The cultivation of moral conduct in Tibetan Buddhism is divided into two forms - the Open School and the Secret School. The Secret School is the highest period of learning and the various sects of Tibetan Buddhism have long been split on which to emphasize. Tsongkhapa, founder of the Gelug Sect, preached a fusion of the two.

However, the systems of learning of different sects are almost the same. If a lama wants to enter a monastery to study the scriptures, he must first study in the preparatory class of the Open School and then enter the formal class in different grades. If he finishes studying all the scriptures, he is qualified to participate in the examination for the title of Gebshes (the Buddhist equivalent of doctor of divinity). One may obtain different Gebshes titles by passing different examinations. After obtaining a Gebshes title, one may enter the Secret School, where, after choosing a master, one passes through a ceremony named "vessel consecration." Usually, the master pours water from a pot or vase onto the head of the disciple, and then offers him wine from a bowl made of a skull to warn him to clear his mind of all evil thoughts. After this ceremony, the master starts to teach the disciple the scriptures. The disciple will undergo the ceremony of "vessel consecration" every time he moves to a higher level of the Secret School. Students receive instruction four times a day, sitting on a seat paved with sharp pebbles until he obtains the title of Living Buddha.

There are many ranks to the title Living Buddha. For instance, the highest Living Buddhas of the Celug Sect are the Dalai and Panchen lamas. The Dalai Lama is supposed to be the embodiment of Avalokitesvara (the Goddess of Mercy), and the Panchen Lama is said to be the embodiment of the Buddha of Infinite Life. The name Dalai Lama originated in 1579. "Dalai," a Mongolian word, means "Sea." While "Lama," a Tibetan word, means "Master." After Emperor Shunzhi of the Qing Dynasty conferred the title Dalai Lama in 1653, the title became a special term for Dalai's side. The title Panchen was first used in the year 1645. "Pan" is an abbreviation of the Sanskrit word "pandit," meaning "scholar," while "chen," a Tibetan word, means "big." The combination of the two words means "master." In the year 1713, Emperor Kangxi of the Qing Dynasty conferred the title "Panchen Erdeni." "Erdeni" means "treasure" in Sanskrit. Under these two equal-ranking Living Buddhas, the hierarchy includes the Pro-consul Living Buddha who serves as the agent of the Dalai and Panchen lamas in handling local Buddhist affairs, the Living Buddha who is in charge of the major monasteries, the Master of Meditation, who represents the Dalai and Panchen lamas in capital Beijing, the teacher of classics of the Dalai and Panchen lamas, the Living Buddha who is head of the Buddhist Institute, and abbots of medium-sized monasteries. Living Buddhas have their own "palaces." The largest palace is the Potala Palace in Lhasa, where the Dalai Lama lives. In the past, the monastery expenses and funds for the support of the monks mainly came from begging for alms, soliciting contributions, chanting scriptures, donations, business, and practicing usury. In addition, the monasteries owned a large amount of private property, including serfs and slaves. The Buddhist scriptures in the Tibetan language are collected in the Rudduist Caiion, compiled in the second half of the 14th century. Its 4,569 volumes are divided into the Kagyur (Buddhist Teachings) and the Yangyurd (explanation of Buddhist Sutras and commandments). Printing houses specializing in the printing of the Tibetan Buddhist scriptures and various other types of books and records were set up, with the largest one in the Potala Palace and the one in the Zhaxi Lhunbo Monastery.

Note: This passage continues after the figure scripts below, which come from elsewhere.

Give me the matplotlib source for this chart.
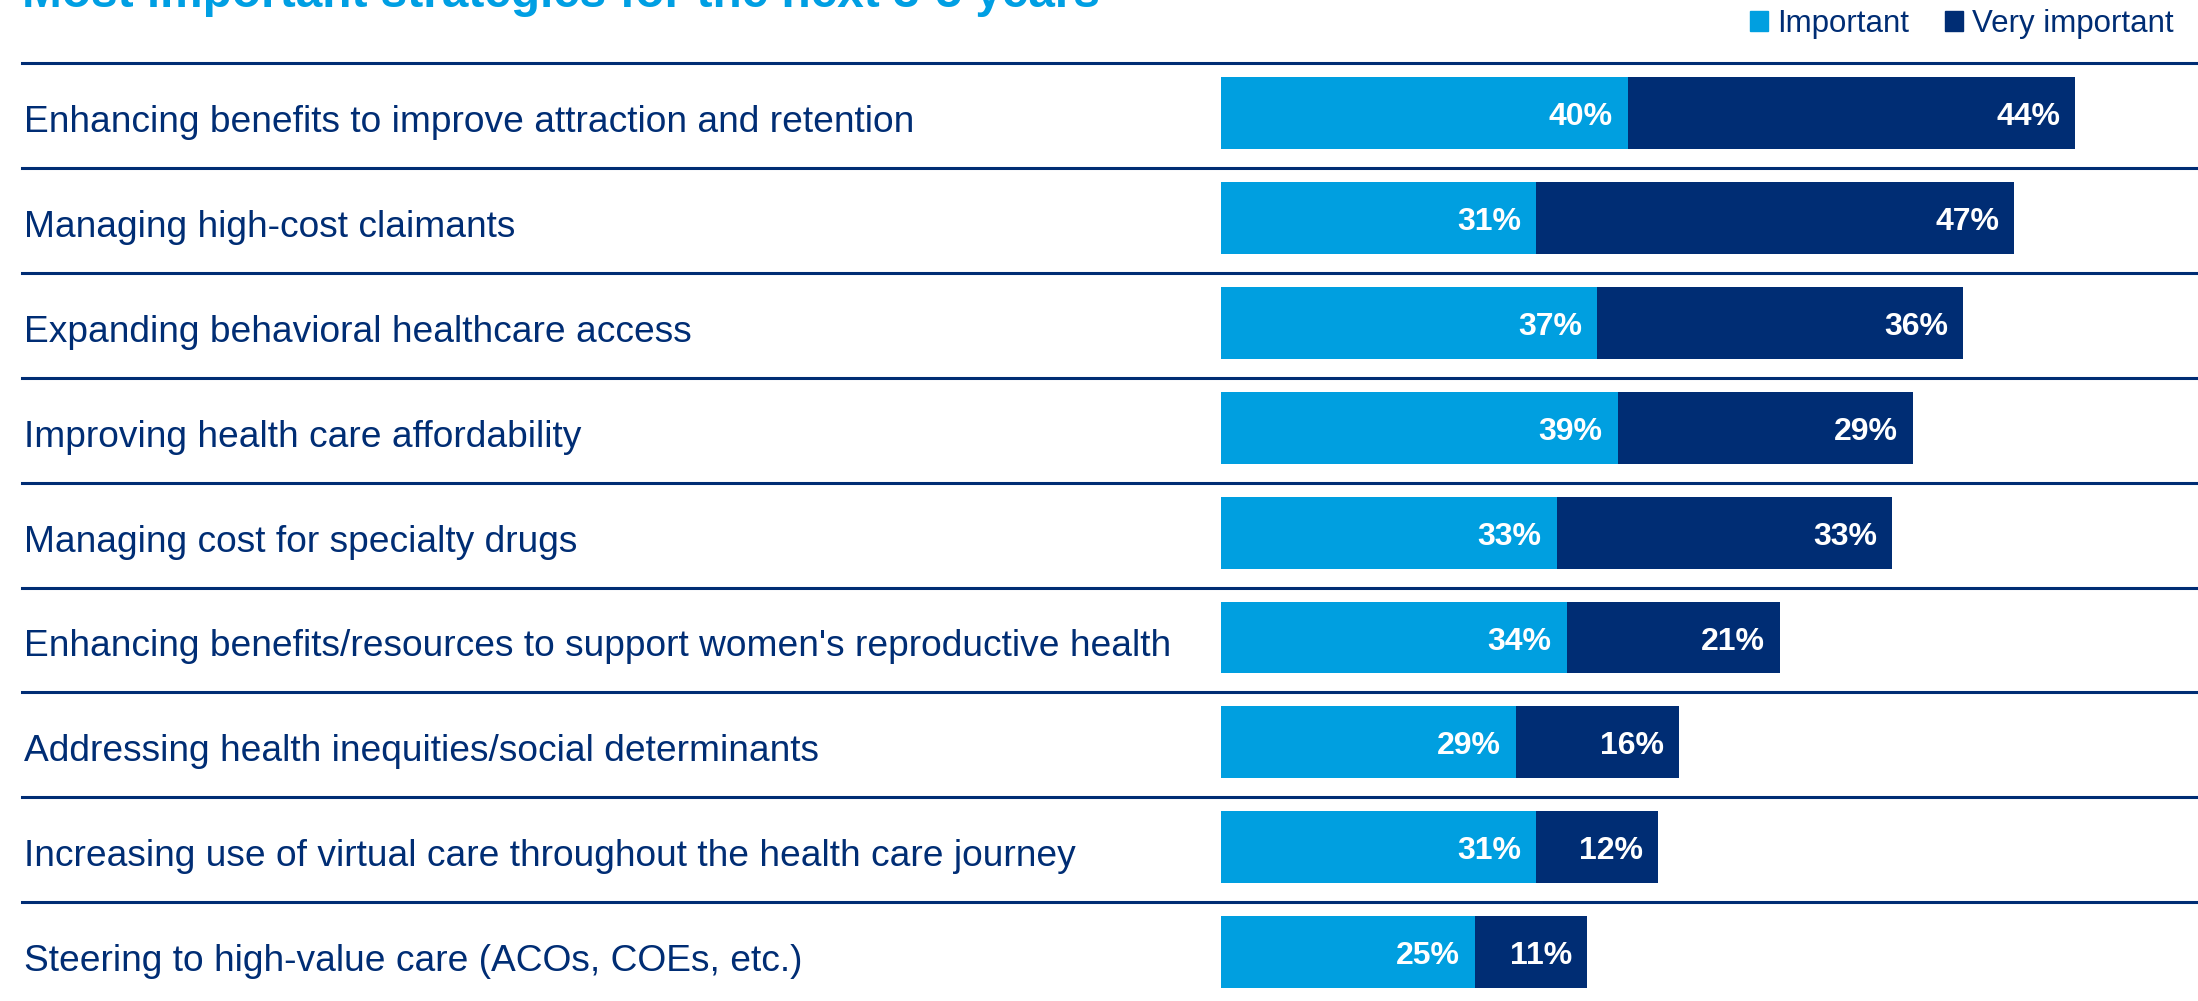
import matplotlib.pyplot as plt
from matplotlib.patches import Patch

strategies = [
    "Enhancing benefits to improve attraction and retention",
    "Managing high-cost claimants",
    "Expanding behavioral healthcare access",
    "Improving health care affordability",
    "Managing cost for specialty drugs",
    "Enhancing benefits/resources to support women's reproductive health",
    "Addressing health inequities/social determinants",
    "Increasing use of virtual care throughout the health care journey",
    "Steering to high-value care (ACOs, COEs, etc.)",
]
important = [40, 31, 37, 39, 33, 34, 29, 31, 25]
very_important = [44, 47, 36, 29, 33, 21, 16, 12, 11]

LIGHT = "#009FE0"
NAVY = "#002D74"

fig = plt.figure(figsize=(21.98, 10.01), dpi=100)
ax = fig.add_axes([0, 0, 1, 1])

rows = list(range(len(strategies)))
h = 0.686
ax.barh(rows, important, height=h, color=LIGHT)
ax.barh(rows, very_important, left=important, height=h, color=NAVY)

# pixel scale: ~10.17 px per percent, bars start at x=1221
px_per_pct = 10.17
x0 = 1221
ax.set_xlim(-x0 / px_per_pct, (2198 - x0) / px_per_pct)
row_px = 104.9
ax.set_ylim((1001 - 113) / row_px, -113 / row_px)
ax.axis("off")

pad = 15 / px_per_pct
for i in rows:
    a, b = important[i], very_important[i]
    ax.text(a - pad, i + 12 / row_px, f"{a}%", color="white", fontsize=23, fontweight="bold",
            ha="right", va="baseline", family="Liberation Sans")
    ax.text(a + b - pad, i + 12 / row_px, f"{b}%", color="white", fontsize=23, fontweight="bold",
            ha="right", va="baseline", family="Liberation Sans")
    ax.text(-(x0 - 24) / px_per_pct, i + 19 / row_px, strategies[i], color=NAVY, fontsize=26.7,
            ha="left", va="baseline", family="Liberation Sans")
    # separator above each row
    ax.axhline(i - 50 / row_px, xmin=22 / 2198, xmax=1, color=NAVY, lw=2.2)

fig.text(22 / 2198, 1 - 7 / 1001, "Most important strategies for the next 3-5 years",
         color="#009FE3", fontsize=34.4, fontweight="bold", ha="left", va="baseline",
         family="Liberation Sans")

handles = [Patch(color=LIGHT), Patch(color=NAVY)]
fig.legend(handles, ["Important", "Very important"], loc="upper right",
           bbox_to_anchor=(2174 / 2198, 1 - 9 / 1001), ncol=2, frameon=False,
           borderpad=0, borderaxespad=0,
           handlelength=0.58, handleheight=0.58, handletextpad=0.29, columnspacing=1.16,
           labelcolor=NAVY, prop={"family": "Liberation Sans", "size": 22.5})

fig.savefig("out.png", dpi=100)
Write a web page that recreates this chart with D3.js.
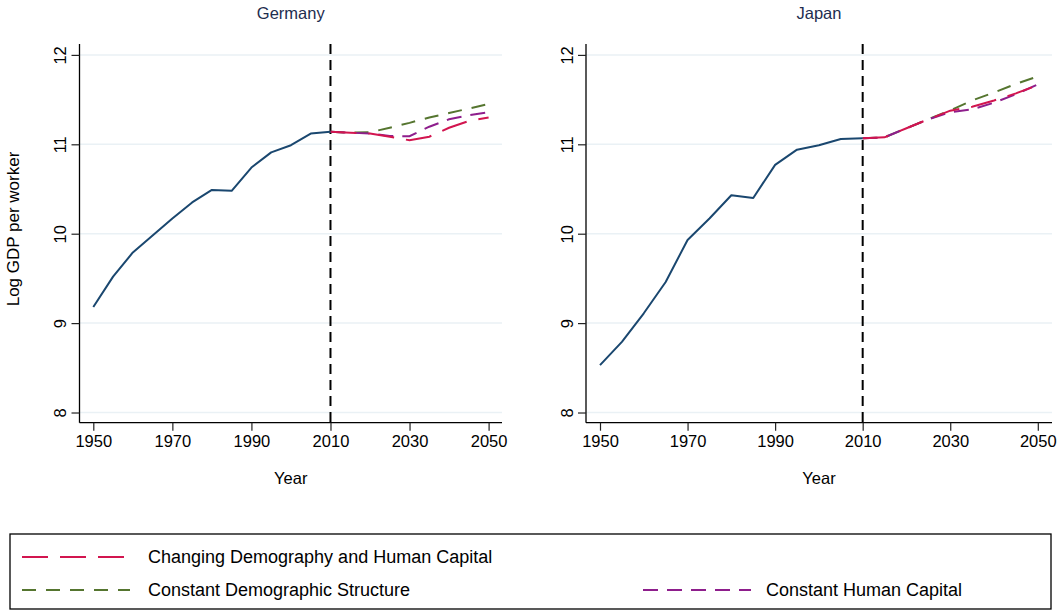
<!DOCTYPE html>
<html>
<head>
<meta charset="utf-8">
<script src="https://cdn.jsdelivr.net/npm/d3@7"></script>
<style>
  body { margin: 0; background: #fff; }
  svg { display: block; font-family: "Liberation Sans", Arial, sans-serif; }
</style>
</head>
<body>
<svg id="chart" width="1058" height="612"></svg>
<script>
// ---- data ----
const histYears = [1950,1955,1960,1965,1970,1975,1980,1985,1990,1995,2000,2005,2010];
const projYears = [2010,2015,2020,2025,2030,2035,2040,2045,2050];

const germanyHist = [9.18,9.52,9.79,9.98,10.17,10.35,10.49,10.48,10.74,10.91,10.99,11.12,11.14];
const germanyChanging = [11.14,11.13,11.12,11.085,11.045,11.085,11.185,11.26,11.30];
const germanyConstDemo = [11.14,11.13,11.134,11.186,11.24,11.30,11.35,11.40,11.45];
const germanyConstHC = [11.14,11.13,11.12,11.093,11.09,11.197,11.28,11.325,11.36];

const japanHist = [8.53,8.79,9.11,9.46,9.93,10.17,10.43,10.40,10.77,10.94,10.99,11.06,11.067];
const japanChanging = [11.067,11.078,11.18,11.28,11.376,11.42,11.49,11.57,11.66];
const japanConstDemo = [11.067,11.078,11.18,11.28,11.38,11.49,11.58,11.675,11.76];
const japanConstHC = [11.067,11.078,11.18,11.28,11.36,11.39,11.465,11.56,11.67];

const xTicks = [1950,1970,1990,2010,2030,2050];
const yTicks = [8,9,10,11,12];
const panelTitles = ["Germany","Japan"];
const seriesNames = ["Changing Demography and Human Capital","Constant Demographic Structure","Constant Human Capital"];
const cutYear = 2010;

// ---- styles ----
const navy = "#1a476f";
const sColors = ["#d2154f", "#55752f", "#8e1e8c"];
const sDash = ["26,12", "14,10", "15,9"];
const gridColor = "#eaf1f5";
const titleColor = "#1e2d4f";

const svg = d3.select("#chart");

const panels = [
  {title: panelTitles[0], hist: germanyHist, proj: [germanyChanging, germanyConstDemo, germanyConstHC],
   x1950: 93.3, x2050: 488.6, axisX: 79.5, right: 502},
  {title: panelTitles[1], hist: japanHist, proj: [japanChanging, japanConstDemo, japanConstHC],
   x1950: 600, x2050: 1037.8, axisX: 586, right: 1052}
];

const yTop = 44, yBottom = 422.7;
const y = d3.scaleLinear().domain([7.886, 12.122]).range([yBottom, yTop]);

panels.forEach((p, i) => {
  const pxPerYear = (p.x2050 - p.x1950) / 100;
  const x = d3.scaleLinear()
    .domain([1950 - (p.x1950 - p.axisX) / pxPerYear, 2050 + (p.right - p.x2050) / pxPerYear])
    .range([p.axisX, p.right]);
  const g = svg.append("g");

  // gridlines
  g.selectAll(".grid").data(yTicks).enter().append("line")
    .attr("x1", p.axisX).attr("x2", p.right)
    .attr("y1", d => y(d)).attr("y2", d => y(d))
    .attr("stroke", gridColor).attr("stroke-width", 1.5);

  // x axis
  const xAxis = d3.axisBottom(x).tickValues(xTicks).tickFormat(d3.format("d")).tickSize(8).tickPadding(5);
  const xg = g.append("g").attr("transform", `translate(0,${yBottom})`).call(xAxis);
  xg.select(".domain").attr("stroke", "#000").attr("stroke-width", 1.3).attr("d", `M${p.axisX},0H${p.right}`);
  xg.selectAll(".tick line").attr("stroke", "#222").attr("stroke-width", 1.2);
  xg.selectAll(".tick text").attr("font-size", 16.5).attr("fill", "#000")
    .attr("font-family", "'Liberation Sans', Arial, sans-serif");

  // y axis
  const yAxis = d3.axisLeft(y).tickValues(yTicks).tickFormat(d3.format("d")).tickSize(8).tickPadding(0);
  const yg = g.append("g").attr("transform", `translate(${p.axisX},0)`).call(yAxis);
  yg.select(".domain").attr("stroke", "#000").attr("stroke-width", 1.3).attr("d", `M0,${yTop}V${yBottom}`);
  yg.selectAll(".tick line").attr("stroke", "#222").attr("stroke-width", 1.2);
  yg.selectAll(".tick text")
    .attr("font-size", 16.5).attr("fill", "#000")
    .attr("font-family", "'Liberation Sans', Arial, sans-serif")
    .attr("x", 0)
    .attr("text-anchor", "middle")
    .attr("transform", "translate(-19,0) rotate(-90)")
    .attr("dy", "0.35em");

  // vertical dashed line at 2010
  g.append("line")
    .attr("x1", x(cutYear)).attr("x2", x(cutYear))
    .attr("y1", yTop).attr("y2", yBottom)
    .attr("stroke", "#000").attr("stroke-width", 2).attr("stroke-dasharray", "10,6");

  // projections (draw green, purple, red order)
  const line = d3.line().x(d => x(d[0])).y(d => y(d[1]));
  [1, 2, 0].forEach(k => {
    g.append("path")
      .datum(projYears.map((yr, j) => [yr, p.proj[k][j]]))
      .attr("fill", "none").attr("stroke", sColors[k]).attr("stroke-width", 2)
      .attr("stroke-dasharray", sDash[k])
      .attr("d", line);
  });

  // historical
  g.append("path")
    .datum(histYears.map((yr, j) => [yr, p.hist[j]]))
    .attr("fill", "none").attr("stroke", navy).attr("stroke-width", 2)
    .attr("stroke-linejoin", "round")
    .attr("d", line);

  // title
  g.append("text").attr("x", (p.axisX + p.right) / 2).attr("y", 19)
    .attr("text-anchor", "middle").attr("font-size", 16.5).attr("fill", titleColor)
    .text(p.title);

  // x label
  g.append("text").attr("x", (p.axisX + p.right) / 2).attr("y", 484)
    .attr("text-anchor", "middle").attr("font-size", 16.5).attr("fill", "#000")
    .text("Year");
});

// y-axis title
svg.append("text")
  .attr("transform", "translate(19,229) rotate(-90)")
  .attr("text-anchor", "middle").attr("font-size", 17).attr("fill", "#000")
  .text("Log GDP per worker");

// legend
const leg = svg.append("g");
leg.append("rect").attr("x", 10).attr("y", 534).attr("width", 1041).attr("height", 75)
  .attr("fill", "#fff").attr("stroke", "#000").attr("stroke-width", 1.3);
const legItems = [
  {k: 0, lx: 22, ly: 557, tx: 148},
  {k: 1, lx: 22, ly: 590, tx: 148},
  {k: 2, lx: 643, ly: 590, tx: 766}
];
legItems.forEach(it => {
  leg.append("line").attr("x1", it.lx).attr("x2", it.lx + 108)
    .attr("y1", it.ly).attr("y2", it.ly)
    .attr("stroke", sColors[it.k]).attr("stroke-width", 2.2)
    .attr("stroke-dasharray", sDash[it.k]);
  leg.append("text").attr("x", it.tx).attr("y", it.ly).attr("dy", "0.35em")
    .attr("font-size", 18).attr("fill", "#000")
    .text(seriesNames[it.k]);
});
</script>
</body>
</html>
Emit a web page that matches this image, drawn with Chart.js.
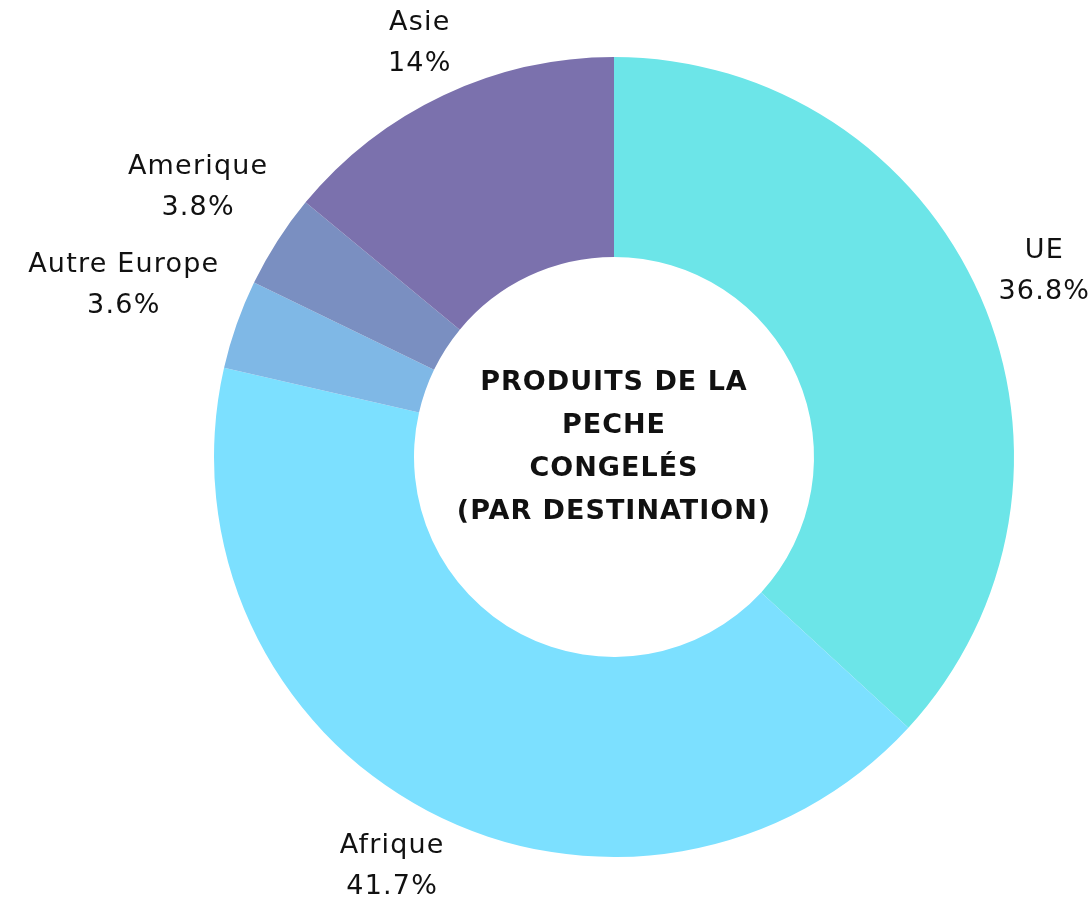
<!DOCTYPE html>
<html>
<head>
<meta charset="utf-8">
<script src="https://cdn.jsdelivr.net/npm/chart.js@4"></script>
<style>
  html, body { margin: 0; padding: 0; background: #ffffff; }
  #wrap { width: 1091px; height: 909px; position: relative; }
</style>
</head>
<body>
<div id="wrap"><canvas id="destChart" width="1091" height="909"></canvas></div>
<script>
// Data
const destinations = ["UE", "Afrique", "Autre Europe", "Amerique", "Asie"];
const shares = [36.8, 41.7, 3.6, 3.8, 14];
const shareLabels = ["36.8%", "41.7%", "3.6%", "3.8%", "14%"];
const sliceColors = ["#6ce5e8", "#7ce0ff", "#7fb8e6", "#7a8fc1", "#7b71ad"];
const centerLines = ["PRODUITS DE LA", "PECHE", "CONGELÉS", "(PAR DESTINATION)"];

const labelFont = "27px 'DejaVu Sans', sans-serif";
const titleFont = "bold 27px 'DejaVu Sans', sans-serif";
// small slices get their labels lifted a bit so they don't crowd each other
const labelLift = [0, 0, -19, -20, 4];

// Draws name + percentage outside each slice, and the title in the hole
const outsideLabels = {
    id: "outsideLabels",
    afterDatasetsDraw(chart) {
        const ctx = chart.ctx;
        const meta = chart.getDatasetMeta(0);
        ctx.save();
        ctx.fillStyle = "#111111";
        ctx.textAlign = "center";
        ctx.textBaseline = "middle";
        ctx.font = labelFont;
        ctx.letterSpacing = "1.2px";

        meta.data.forEach((arc, i) => {
            const mid = (arc.startAngle + arc.endAngle) / 2;
            const cosA = Math.cos(mid);
            const sinA = Math.sin(mid);
            const r = arc.outerRadius + 24;
            const w = Math.max(ctx.measureText(destinations[i]).width, ctx.measureText(shareLabels[i]).width);
            const halfW = w / 2;
            const halfH = 38;
            const x = arc.x + r * cosA + halfW * cosA;
            const y = arc.y + r * sinA + halfH * sinA + labelLift[i];
            ctx.fillText(destinations[i], x, y - 20);
            ctx.fillText(shareLabels[i], x, y + 21);
        });

        // center title
        const cx = meta.data[0].x;
        const cy = meta.data[0].y;
        ctx.font = titleFont;
        ctx.letterSpacing = "1px";
        const lineH = 43;
        const top = cy - 10 - lineH * (centerLines.length - 1) / 2;
        centerLines.forEach((line, i) => {
            ctx.fillText(line, cx, top + i * lineH);
        });
        ctx.restore();
    }
};

new Chart(document.getElementById("destChart").getContext("2d"), {
    type: "doughnut",
    data: {
        labels: destinations,
        datasets: [{
            data: shares,
            backgroundColor: sliceColors,
            borderWidth: 0
        }]
    },
    options: {
        responsive: false,
        animation: false,
        cutout: "50%",
        layout: {
            padding: { left: 214, right: 77, top: 57, bottom: 52 }
        },
        plugins: {
            legend: { display: false },
            tooltip: { enabled: false }
        }
    },
    plugins: [outsideLabels]
});
</script>
</body>
</html>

It has no doubt Buddhist Sutras and other ancient books nourish many folk arts in Tibet such as Thanka scrolls, frescoes, bronze sculptures, wood and stone carvings, and gold and silver ornaments.

In the past few decades, the Central Government of China has invested 200 million yuan in the renovation, maintenance and protection of temples and monasteries in the Tibet Autonomous Region. As a result, many places of historical interest, including the Samyai, Gahdan, Zhaxi Lhunbo, Xalu, and Palkor monasteries, are well preserved. In recent years, the central and local governments have jointly invested 50 million yuan to improve the environment of the Jokhang Monastery. At the same time, the project of "Saving and Protecting Cultural Relics in Ngari," which lasted three years, has passed appraisal by the national cultural relics experts. The project includes the overall maintenance and protection of the ruins of the Guge Kingdom and the mural paintings in the Toding Monastery. In the year 2000, the Central Government has invested 4.9 million yuan to upgrade the fire prevention installations in the Potala Palace, which is part of the world's cultural heritage. Meanwhile, the Central Government will organize a number of experts in various fields to investigate the maintenance work of the second phase of the renovation of the Potala Palace and the first phase of the renovation of the Sagya Monastery. This will be the third overall renovation of the Potala Palace following the renovations of 1989 and 1994 invested by the Central Government, at a cost of 53 million yuan. Nowadays there are no conflicts among religions or among the different sects of Buddhism in Tibet. Modern civilization has not only brought great changes to Tibet, but also make the divine light shine forth from the region's monasteries even more brightly.